Subjects . A total of 24 subjects were recruited from Long Beach State 
University. All were volunteers and paid about $6.20 per hour for the two four 
hour sessions. Four subjects were discarded for the following reasons: two 

subjects failed to return for the second day of testing, one subject could not 
perform the memory task, and one subject would not follow instructions. Of the 
20 subjects remaining, seven were run in the tasks more than once because of 
equipment failures (four subjects) and excessive edge violations with the 
tracking task (three subjects). 

Equal numbers of males and females were assigned to use their left/right hand 
to perform the tracking task. Their ages ranged from 18 to 28, they were 
right-handed and English was their native language. The order of performing 
two baseline tests on the first day was also balanced with half of the people 
performing the tracking task first and half performing the memory task first. 

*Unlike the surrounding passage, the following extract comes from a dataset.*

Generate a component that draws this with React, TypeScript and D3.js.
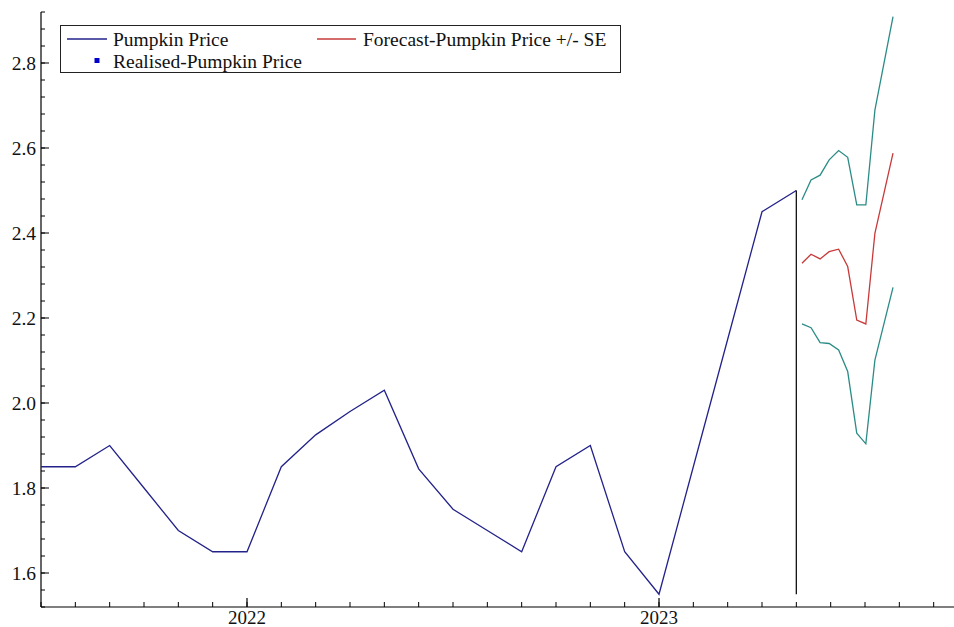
import React from "react";
import * as d3 from "d3";

// Monthly observed pumpkin price (decimal-year time, Jul 2021 .. May 2023)
const priceDates: number[] = [
  2021.5, 2021.5833, 2021.6667, 2021.75, 2021.8333, 2021.9167,
  2022.0, 2022.0833, 2022.1667, 2022.25, 2022.3333, 2022.4167,
  2022.5, 2022.5833, 2022.6667, 2022.75, 2022.8333, 2022.9167,
  2023.0, 2023.0833, 2023.1667, 2023.25, 2023.3333,
];
const priceValues: number[] = [
  1.85, 1.85, 1.9, 1.8, 1.7, 1.65,
  1.65, 1.85, 1.925, 1.98, 2.03, 1.845,
  1.75, 1.7, 1.65, 1.85, 1.9, 1.65,
  1.55, 1.85, 2.15, 2.45, 2.5,
];

// Forecast horizon points (decimal years)
const forecastDates: number[] = [
  2023.347, 2023.369, 2023.391, 2023.413, 2023.436, 2023.458,
  2023.48, 2023.502, 2023.524, 2023.568,
];
const forecastValues: number[] = [
  2.329, 2.35, 2.339, 2.356, 2.362, 2.321, 2.195, 2.186, 2.399, 2.588,
];
const upperSE: number[] = [
  2.478, 2.525, 2.536, 2.572, 2.594, 2.578, 2.466, 2.466, 2.689, 2.909,
];
const lowerSE: number[] = [
  2.186, 2.177, 2.142, 2.14, 2.125, 2.074, 1.929, 1.904, 2.101, 2.272,
];

const yMajorTicks: number[] = [1.6, 1.8, 2.0, 2.2, 2.4, 2.6, 2.8];
const yearTicks: number[] = [2022, 2023];
const yearLabels: string[] = ["2022", "2023"];

const legendLabels: string[] = [
  "Pumpkin Price",
  "Forecast-Pumpkin Price +/- SE",
  "Realised-Pumpkin Price",
];

const W = 954;
const H = 627;
const FONT = '"Liberation Serif", "Times New Roman", serif';
const BLUE = "#22228a";
const RED = "#c83a3a";
const TEAL = "#2b8c86";

export default function App() {
  const x = d3.scaleLinear().domain([2021.5, 2023.716]).range([41, 954]);
  const y = d3.scaleLinear().domain([1.52, 2.92]).range([607, 12]);

  const line = d3
    .line<[number, number]>()
    .x((d) => x(d[0]))
    .y((d) => y(d[1]));

  const pricePts = priceDates.map((d, i) => [d, priceValues[i]] as [number, number]);
  const fcPts = forecastDates.map((d, i) => [d, forecastValues[i]] as [number, number]);
  const upPts = forecastDates.map((d, i) => [d, upperSE[i]] as [number, number]);
  const loPts = forecastDates.map((d, i) => [d, lowerSE[i]] as [number, number]);

  const lastDate = priceDates[priceDates.length - 1];
  const minV = d3.min(priceValues) as number;
  const maxV = d3.max(priceValues) as number;

  const minorY: number[] = d3.range(0, 36).map((i) => 1.52 + i * 0.04);
  const monthTicks: number[] = d3.range(0, 27).map((i) => 2021.5 + i / 12).filter((v) => v <= 2023.716);

  const [x0, x1] = x.range();
  const yb = y(1.52);
  const yt = y(2.92);

  return (
    <svg
      width={W}
      height={H}
      style={{ position: "absolute", left: 0, top: 0, background: "#fff" }}
      fontFamily={FONT}
    >
      <rect x={0} y={0} width={W} height={H} fill="#fff" />
      {/* axes */}
      <line x1={x0} x2={x0} y1={yt} y2={yb} stroke="#000" strokeWidth={1.2} />
      <line x1={x0} x2={x1} y1={yb} y2={yb} stroke="#000" strokeWidth={1.2} />
      {minorY.map((v, i) => (
        <line key={"my" + i} x1={x0} x2={x0 + 4} y1={y(v)} y2={y(v)} stroke="#000" strokeWidth={1} />
      ))}
      {yMajorTicks.map((v) => (
        <g key={"Y" + v}>
          <line x1={x0} x2={x0 + 8} y1={y(v)} y2={y(v)} stroke="#000" strokeWidth={1} />
          <text x={x0 - 5} y={y(v)} dy="0.35em" textAnchor="end" fontSize={19.5} fill="#111">
            {v.toFixed(1)}
          </text>
        </g>
      ))}
      {monthTicks.map((v, i) => (
        <line key={"mx" + i} x1={x(v)} x2={x(v)} y1={yb} y2={yb - 5} stroke="#000" strokeWidth={1} />
      ))}
      {yearTicks.map((v, i) => (
        <g key={"yr" + v}>
          <line x1={x(v)} x2={x(v)} y1={yb} y2={yb - 9} stroke="#000" strokeWidth={1.2} />
          <text x={x(v)} y={yb + 17} textAnchor="middle" fontSize={19} fill="#111">
            {yearLabels[i]}
          </text>
        </g>
      ))}

      {/* series */}
      <path d={line(pricePts) || ""} fill="none" stroke={BLUE} strokeWidth={1.3} />
      <line x1={x(lastDate)} x2={x(lastDate)} y1={y(maxV)} y2={y(minV)} stroke="#111" strokeWidth={1.3} />
      <path d={line(upPts) || ""} fill="none" stroke={TEAL} strokeWidth={1.3} />
      <path d={line(loPts) || ""} fill="none" stroke={TEAL} strokeWidth={1.3} />
      <path d={line(fcPts) || ""} fill="none" stroke={RED} strokeWidth={1.3} />

      {/* legend */}
      <rect x={60.5} y={25.5} width={560} height={47} fill="#fff" stroke="#222" strokeWidth={1} />
      <line x1={67} x2={107} y1={39} y2={39} stroke={BLUE} strokeWidth={1.3} />
      <text x={113} y={39} dy="0.35em" fontSize={19.5} fill="#111">{legendLabels[0]}</text>
      <line x1={317} x2={356} y1={39} y2={39} stroke={RED} strokeWidth={1.3} />
      <text x={363} y={39} dy="0.35em" fontSize={19.5} fill="#111">{legendLabels[1]}</text>
      <rect x={94.5} y={58} width={5} height={5} fill="#0000cc" />
      <text x={113} y={61} dy="0.35em" fontSize={19.5} fill="#111">{legendLabels[2]}</text>
    </svg>
  );
}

Stimli and Procedures . Each subject was seated at a table in a sound 
attenuated and darkened room. A small (7 x 10 cm) cathode-ray tube (CRT) was 
placed directly in front of the subject's eyes. A luminous horizontal line 
whose vertical displacement was controlled by means of an isometric joystick 
was displayed on this CRT. The controls, display, and forcing functions were 
modeled after the Jex critical tracking task (Jex and Clement, 1979). The 
joystick was oriented horizontally so that forces applied up and down would 
control vertical movements of the horizontal line. The position of the 
joystick relative tc the screen (left/right) was counterbalanced. 

A directional microphone protruded from a panel below the CRT and was pointed 
toward the subject's mouth at a distance of about 5-10 cm. A 10 button 
keyboard, which was used tc report ratings of workload and fatigue after each 
trial, was located to the left (right) of the CRT. The keyboard was oriented 
horizontally with tbe "1" key to left and the "10" key to the right. Taped to 
the surface of the table, and centered in front of the subject, was a typed 
description of the bipolar-rating scales. The microphone and 

CRT were immediately above and behind the rating-scale descriptions. Subjects 
could comfortably reach the joystick and rating keys. They could also see the 
CRT display and make voice responses into the microphone without moving their 
head or eyes. There was always sufficient illumination in the room during the 
test for subjects to read the rating-scale descriptions. 

The start of each trial was signaled by a brief tone which was followed by two, 
four or six consonants spoken by a digitized-speech unit (Digitalker model 
DT-1000), presented through an earphone placed in the subject's right ear (Sony 
model MDR E255). The consonants had a .75 s interstimulus interval (ISI) and 
an approximate intensity of 80 dbA. White noise was presented to the left ear 
at a level of approximately 60 dbA to mask background noises in the room. 
Subjects were instructed to immediately repeat back the consonant string to 
minimize the number of trials lost due to memory errors. If a subject failed 
to repeat back the consonants in the same order that they were presented, the 
experimenter would press a key to recycle the same consonant string. The 
consonants could be recycled at the request of the subject as often as needed. 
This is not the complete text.